Cass resident David Fleming, who runs the website, asked if the lack of a project coordinator would hinder the [alternative site evaluation aspect of the] project.

Smith replied that the evaluations will be coordinated by Thrasher Engineering, which has contracted with firms to do survey work and geological analysis in previous phases of the project.

In September, board members had voted unanimously to request a $25,000 LED grant to fund a project coordinator's salary for six months. The PSD had hired Slaty Fork resident Kermit Friel for the position in March, contingent on funding becoming available.

Friel previously worked as a contractor for the PSD to secure easements for the project.

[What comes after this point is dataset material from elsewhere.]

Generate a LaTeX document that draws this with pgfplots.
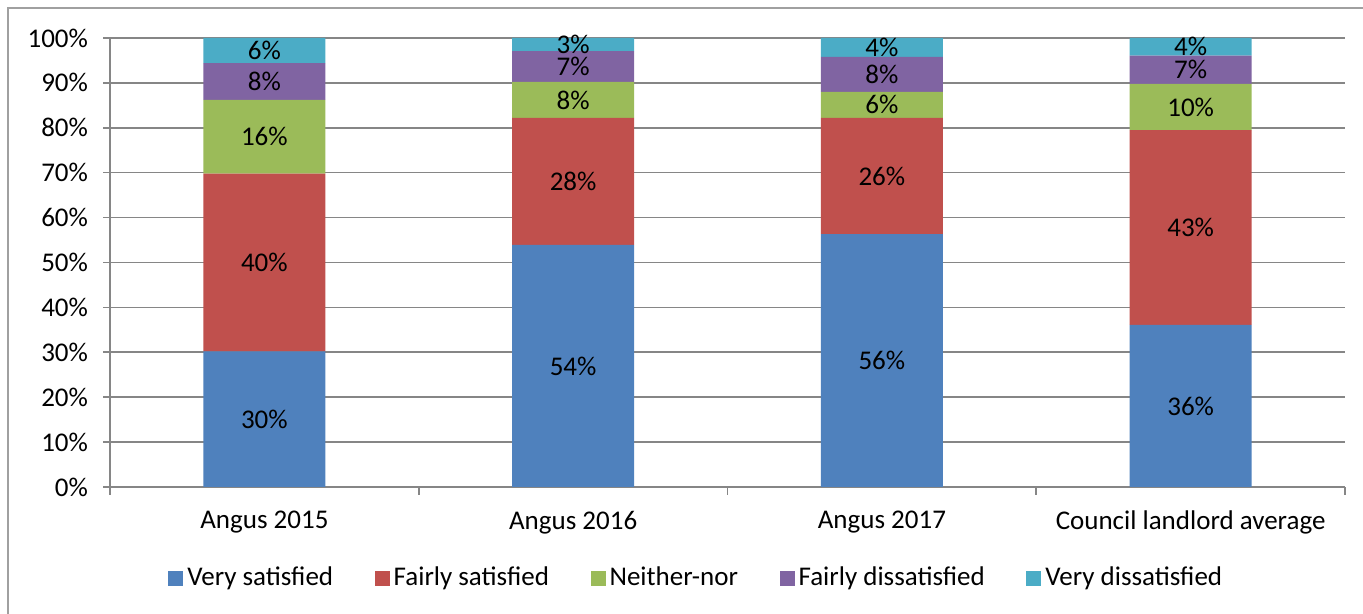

At the PSD's July meeting, County Commissioner Reta Griffith presented the board with the grant application, which she said had been forwarded to her by state Senator Walt Helmick.

At the July meeting, the PSD held off on acting on the grant application when it was pointed out the instructions said the grant could not be used to pay salaries, and the application itself was for the state's 2006 fiscal year.

In August, Millican told his fellow board members he had assurances from the governor's office that the grant would be approved and added that the grant's approval was at the governor's discretion.

Millican, who was not present at Friday's meeting, also said the PSD could potentially receive up to $100,000 from another source if the application was submitted and approved. Millican said he was not at liberty to disclose the source of the funds at that time.

Both Rexrode and Smith were skeptical of the arrangements Millican had made and said they wanted to see such assurances in writing.

Smith said he thought the money should be used to evaluate alternate sites, rather than paying a salary.

In September, Smith and Rexrode appeared to acquiesce. However, county commissioners, refused to put their signatures on the application at their November 6 meeting, pointing out the grant application's specifications that salaries cannot be funded by the money.

Commission president James Carpenter said he wouldn't sign the grant application for salaries when salaries are prohibited.

"I'd prefer the $25,000 be used for site selection," he said.

Griffith agreed with Carpenter, saying she was "not willing or comfortable" applying for a grant under those circumstances; however, she did say she was still willing to be the PSD's fiscal agent, but only for eligible grant monies.

Earlier Friday, Chief Circuit Judge James Rowe dismissed a petition for an injunction against the project filed by Indian Draft resident John Leyzorek. Leyzorek had also challenged the PSD's contract with project attorney Tom Michael.

Rowe said that Leyzorek failed to appeal the Public Service Commission's approval of the project and its approval of the county's plans to expand the PSD's boundaries in 1997 and in 2002, which Leyzorek had a right to do as an intervenor. Granting the injunction would allow Leyzorek to circumvent the proceedings of the PSC, which appeared to have been carried out properly, said the Judge.

Rowe also upheld Michael's contract with the PSD, which Leyzorek argued created a conflict of interest, since the attorney will only get paid once funding for the project becomes available.

Rowe noted that fee-contingent contracts are common in legal practice.

"If your argument were true, every personal injury attorney that ever filed a case would be disqualified," the judge said.

Leyzorek had also argued that the PSD's actions over the past several years were not legal, since board member Mark Smith was not bonded when he served as treasurer.

Rowe said the bond issue "doesn't remove the authority of the board members to act." Last month, the PSD appointed Durbin water plant manager Rick Barkley as its treasurer.

Michael said that state law allows for the treasurer to be someone other than a board member, and that Barkley-who is bonded-has long acted as the district's treasurer and managed its books.

Leyzorek had filed additions to his initial petition, but Rowe dismissed those arguments as well, saying they were not persuasive.